** Task material **
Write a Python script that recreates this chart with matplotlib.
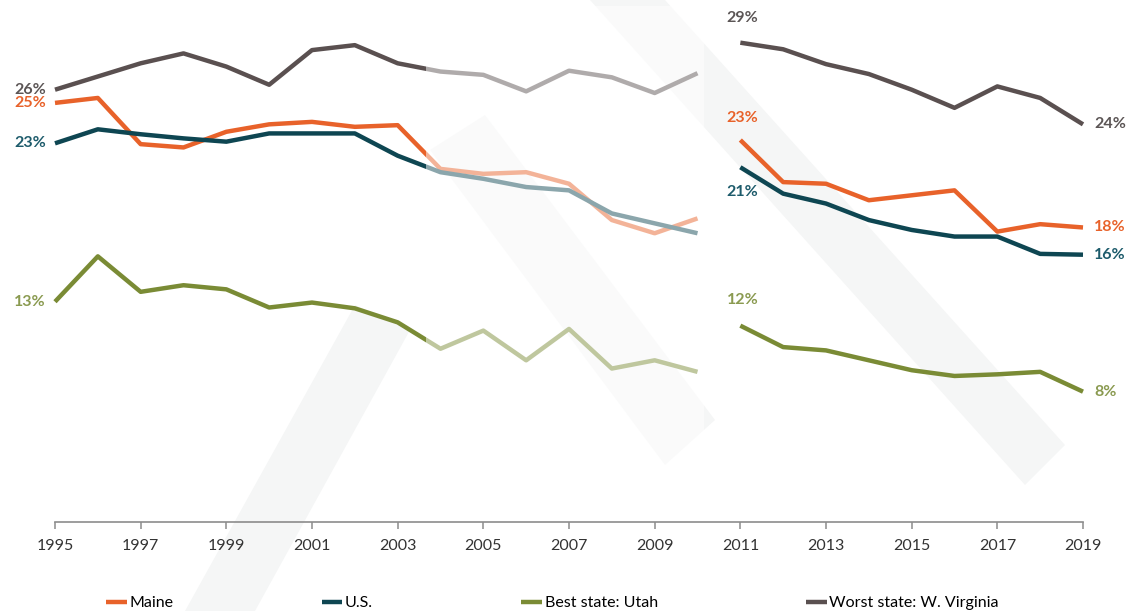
import numpy as np
import matplotlib.pyplot as plt
from matplotlib.patches import Rectangle, Polygon

# data (percent)
years_a = list(range(1995, 2011))
years_b = list(range(2011, 2020))

maine_a = [25.4, 25.7, 22.9, 22.7, 23.65, 24.1, 24.25, 23.95, 24.05, 21.4, 21.1, 21.2, 20.5, 18.3, 17.5, 18.4]
us_a = [22.95, 23.8, 23.5, 23.25, 23.05, 23.55, 23.55, 23.55, 22.2, 21.2, 20.8, 20.3, 20.1, 18.7, 18.1, 17.5]
utah_a = [13.35, 16.1, 13.95, 14.35, 14.1, 13.0, 13.3, 12.95, 12.1, 10.5, 11.6, 9.8, 11.7, 9.3, 9.8, 9.1]
wv_a = [26.2, 27.0, 27.8, 28.4, 27.6, 26.5, 28.6, 28.9, 27.8, 27.3, 27.1, 26.1, 27.35, 26.95, 26.0, 27.2]

maine_b = [23.15, 20.6, 20.5, 19.5, 19.8, 20.1, 17.6, 18.05, 17.85]
us_b = [21.5, 19.9, 19.3, 18.3, 17.7, 17.3, 17.3, 16.25, 16.2]
utah_b = [11.9, 10.6, 10.4, 9.8, 9.2, 8.85, 8.95, 9.1, 7.9]
wv_b = [29.05, 28.65, 27.75, 27.15, 26.2, 25.1, 26.4, 25.7, 24.1]

names = ["Maine", "U.S.", "Best state: Utah", "Worst state: W. Virginia"]
colors = ["#e8622a", "#0e4652", "#7a8b35", "#5a5050"]
label_colors = ["#e8622a", "#1d5b6b", "#8a9a50", "#5b5555"]

start_labels = ["25%", "23%", "13%", "26%"]
mid_labels = ["23%", "21%", "12%", "29%"]
end_labels = ["18%", "16%", "8%", "24%"]
mid_offsets = [22, -25, 26, 25]   # pixels above (+) / below (-) the 2011 point

fade_start = 2003.67
fade_end = 2010

plt.rcParams['font.family'] = ['Lato', 'DejaVu Sans']

fig = plt.figure(figsize=(11.31, 6.11), dpi=100)
ax = fig.add_axes([55 / 1131, 1 - 522 / 611, 1028 / 1131, (522 - 10.5) / 611])

# faint watermark bands behind everything
wm = "#f5f6f6"
for pts in [[(590, 0), (665, 0), (1065, 445), (1025, 485)],
            [(430, 150), (485, 115), (715, 420), (665, 465)],
            [(185, 611), (255, 611), (410, 330), (355, 305)]]:
    ax.add_patch(Polygon([(x / 1131, 1 - y / 611) for x, y in pts],
                         closed=True, transform=fig.transFigure,
                         facecolor=wm, edgecolor="none", zorder=0, clip_on=False))

series_a = [maine_a, us_a, utah_a, wv_a]
series_b = [maine_b, us_b, utah_b, wv_b]
order = [3, 2, 0, 1]
for i in order:
    ax.plot(years_a, series_a[i], color=colors[i], lw=3.2, zorder=3,
            solid_joinstyle="round", solid_capstyle="butt", clip_on=False)
    ax.plot(years_b, series_b[i], color=colors[i], lw=3.2, zorder=3,
            solid_joinstyle="round", solid_capstyle="butt", clip_on=False,
            label=names[i])

# washed out part of the older series
ax.add_patch(Rectangle((fade_start, 0.3), fade_end + 0.15 - fade_start, 31,
                       facecolor="white", alpha=0.52, edgecolor="none",
                       zorder=5, clip_on=False))

lab_kw = dict(textcoords="offset pixels", fontsize=11.5, fontweight="bold",
              annotation_clip=False, zorder=6)
for i in range(4):
    ax.annotate(start_labels[i], (years_a[0], series_a[i][0]), xytext=(-9, 0),
                ha="right", va="center", color=label_colors[i], **lab_kw)
    ax.annotate(mid_labels[i], (years_b[0], series_b[i][0]), xytext=(2, mid_offsets[i]),
                ha="center", va="center", color=label_colors[i], **lab_kw)
    ax.annotate(end_labels[i], (years_b[-1], series_b[i][-1]), xytext=(11, 0),
                ha="left", va="center", color=label_colors[i], **lab_kw)

ax.set_xlim(1995, 2019)
ax.set_ylim(0, 31)
ax.set_facecolor("none")
for s in ["left", "right", "top"]:
    ax.spines[s].set_visible(False)
ax.spines["bottom"].set_color("#8c8c8c")
ax.spines["bottom"].set_linewidth(1.2)
ax.spines["bottom"].set_zorder(7)
ax.set_yticks([])
ax.set_xticks(range(1995, 2020, 2))
ax.tick_params(axis="x", direction="out", length=5, width=1.1, color="#8c8c8c",
               labelsize=11.5, labelcolor="#333333", pad=7)

handles, labels = ax.get_legend_handles_labels()
hmap = dict(zip(labels, handles))
fig.legend([hmap[n] for n in names], names, loc="center left",
           bbox_to_anchor=(106 / 1131, 1 - 603 / 611), ncol=4, frameon=False,
           fontsize=11.5, handlelength=1.3, handletextpad=0.15,
           columnspacing=9.3, borderpad=0, borderaxespad=0)

fig.savefig("out.png", dpi=100)
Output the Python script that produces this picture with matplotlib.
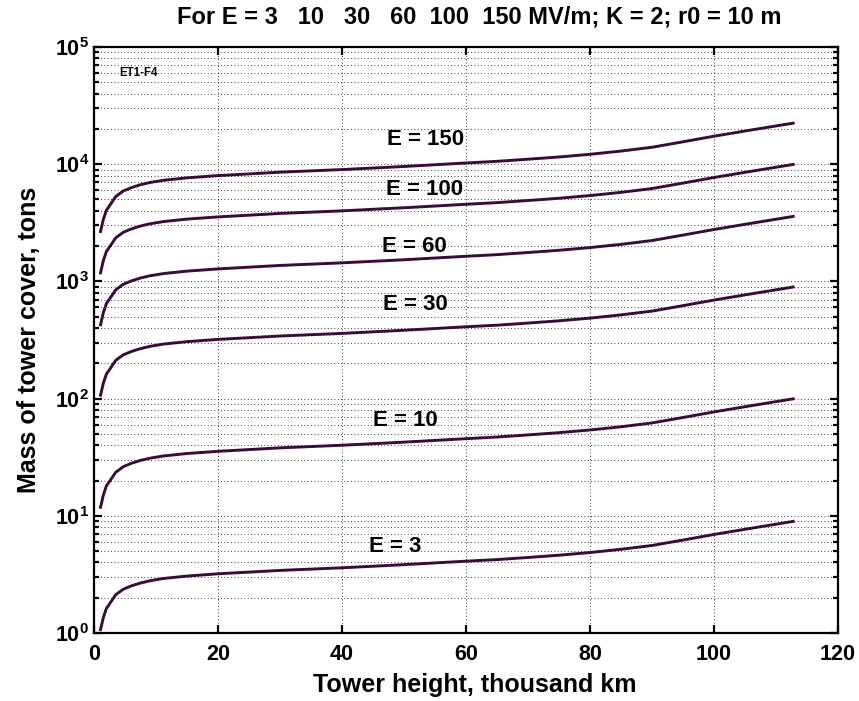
import matplotlib
matplotlib.use("Agg")
import matplotlib.pyplot as plt
import numpy as np

plt.rcParams['font.family'] = ['Liberation Sans', 'DejaVu Sans']
plt.rcParams['font.weight'] = 'bold'
plt.rcParams['mathtext.fontset'] = 'custom'
plt.rcParams['mathtext.rm'] = 'Liberation Sans:bold'
plt.rcParams['mathtext.bf'] = 'Liberation Sans:bold'
plt.rcParams['mathtext.default'] = 'bf'

# Tower height, thousand km
height = [1, 1.5, 2, 2.6, 3.5, 4.7, 6, 7.4, 9, 11.2, 15, 20, 30, 40, 50, 60,
          65, 70, 75, 80, 85, 90, 95, 100, 106, 113]

mass_E3 = [1.04, 1.35, 1.62, 1.8, 2.12, 2.36, 2.52, 2.66, 2.79, 2.92, 3.06, 3.2,
           3.42, 3.6, 3.83, 4.1, 4.23, 4.41, 4.61, 4.86, 5.18, 5.58, 6.21, 6.93,
           7.83, 9.0]
mass_E10 = [11.5, 15, 18, 20, 23.5, 26.2, 28, 29.6, 31, 32.4, 34, 35.5, 38, 40,
            42.5, 45.5, 47, 49, 51.2, 54, 57.5, 62, 69, 77, 87, 100]
mass_E30 = [104, 135, 162, 180, 212, 236, 252, 266, 279, 292, 306, 320, 342, 360,
            383, 410, 423, 441, 461, 486, 518, 558, 621, 693, 783, 900]
mass_E60 = [414, 540, 648, 720, 846, 943, 1008, 1066, 1116, 1166, 1224, 1278,
            1368, 1440, 1530, 1638, 1692, 1764, 1843, 1944, 2070, 2232, 2484,
            2772, 3132, 3600]
mass_E100 = [1150, 1500, 1800, 2000, 2350, 2620, 2800, 2960, 3100, 3240, 3400,
             3550, 3800, 4000, 4250, 4550, 4700, 4900, 5120, 5400, 5750, 6200,
             6900, 7700, 8700, 10000]
mass_E150 = [2590, 3375, 4050, 4500, 5290, 5900, 6300, 6660, 6975, 7290, 7650,
             7990, 8550, 9000, 9560, 10240, 10580, 11030, 11520, 12150, 12940,
             13950, 15530, 17330, 19580, 22500]

series = [mass_E3, mass_E10, mass_E30, mass_E60, mass_E100, mass_E150]
labels = ["E = 3", "E = 10", "E = 30", "E = 60", "E = 100", "E = 150"]
label_x = [48.6, 50.2, 51.8, 51.6, 53.3, 53.5]
label_y = [5.5, 65, 630, 1980, 6030, 16300]

title = "For E = 3   10   30   60  100  150 MV/m; K = 2; r0 = 10 m"
xlabel = "Tower height, thousand km"
ylabel = "Mass of tower cover, tons"
xticks = [0, 20, 40, 60, 80, 100, 120]

fig = plt.figure(figsize=(8.59, 7.01), dpi=100)
ax = fig.add_axes([94/859, 1-633/701, (838-94)/859, (633-47)/701])

line_color = '#3a0a38'
for ys in series:
    ax.plot(height, ys, color=line_color, lw=2.1, solid_capstyle='butt')

for lx, ly, lt in zip(label_x, label_y, labels):
    ax.text(lx, ly, lt, ha='center', va='center', fontsize=16, fontweight='bold')

ax.text(4.1, 6.0e4, "ET1-F4", ha='left', va='center', fontsize=8.3, fontweight='bold')

ax.set_yscale('log')
ax.set_xlim(0, 120)
ax.set_ylim(1, 1e5)
ax.set_xticks(xticks)
ax.set_xticklabels([str(t) for t in xticks])

ax.grid(True, which='major', axis='both', color='k', lw=0.6, linestyle=(0, (1, 3)))
ax.grid(True, which='minor', axis='y', color='k', lw=0.6, linestyle=(0, (1, 3)))

ax.tick_params(which='both', direction='in', top=True, right=True, width=1.6,
               labelsize=15.5)
ax.tick_params(which='major', length=6)
ax.tick_params(which='minor', length=3.5)
ax.tick_params(axis='x', pad=8)
for sp in ax.spines.values():
    sp.set_linewidth(1.6)

ax.set_title(title, fontsize=17, fontweight='bold', pad=17, x=0.518)
ax.set_xlabel(xlabel, fontsize=18, fontweight='bold', labelpad=6)
ax.xaxis.label.set_x(0.512)
ax.set_ylabel(ylabel, fontsize=18, fontweight='bold', labelpad=10)

fig.savefig("out.png", dpi=100)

** Prompt **
Output exactly the span of lines from the top of the listing through the line holding "26.4, 25.7, 24.1]", and leave every picture out.

** Finished exercise **
Write a Python script that recreates this chart with matplotlib.
import numpy as np
import matplotlib.pyplot as plt
from matplotlib.patches import Rectangle, Polygon

# data (percent)
years_a = list(range(1995, 2011))
years_b = list(range(2011, 2020))

maine_a = [25.4, 25.7, 22.9, 22.7, 23.65, 24.1, 24.25, 23.95, 24.05, 21.4, 21.1, 21.2, 20.5, 18.3, 17.5, 18.4]
us_a = [22.95, 23.8, 23.5, 23.25, 23.05, 23.55, 23.55, 23.55, 22.2, 21.2, 20.8, 20.3, 20.1, 18.7, 18.1, 17.5]
utah_a = [13.35, 16.1, 13.95, 14.35, 14.1, 13.0, 13.3, 12.95, 12.1, 10.5, 11.6, 9.8, 11.7, 9.3, 9.8, 9.1]
wv_a = [26.2, 27.0, 27.8, 28.4, 27.6, 26.5, 28.6, 28.9, 27.8, 27.3, 27.1, 26.1, 27.35, 26.95, 26.0, 27.2]

maine_b = [23.15, 20.6, 20.5, 19.5, 19.8, 20.1, 17.6, 18.05, 17.85]
us_b = [21.5, 19.9, 19.3, 18.3, 17.7, 17.3, 17.3, 16.25, 16.2]
utah_b = [11.9, 10.6, 10.4, 9.8, 9.2, 8.85, 8.95, 9.1, 7.9]
wv_b = [29.05, 28.65, 27.75, 27.15, 26.2, 25.1, 26.4, 25.7, 24.1]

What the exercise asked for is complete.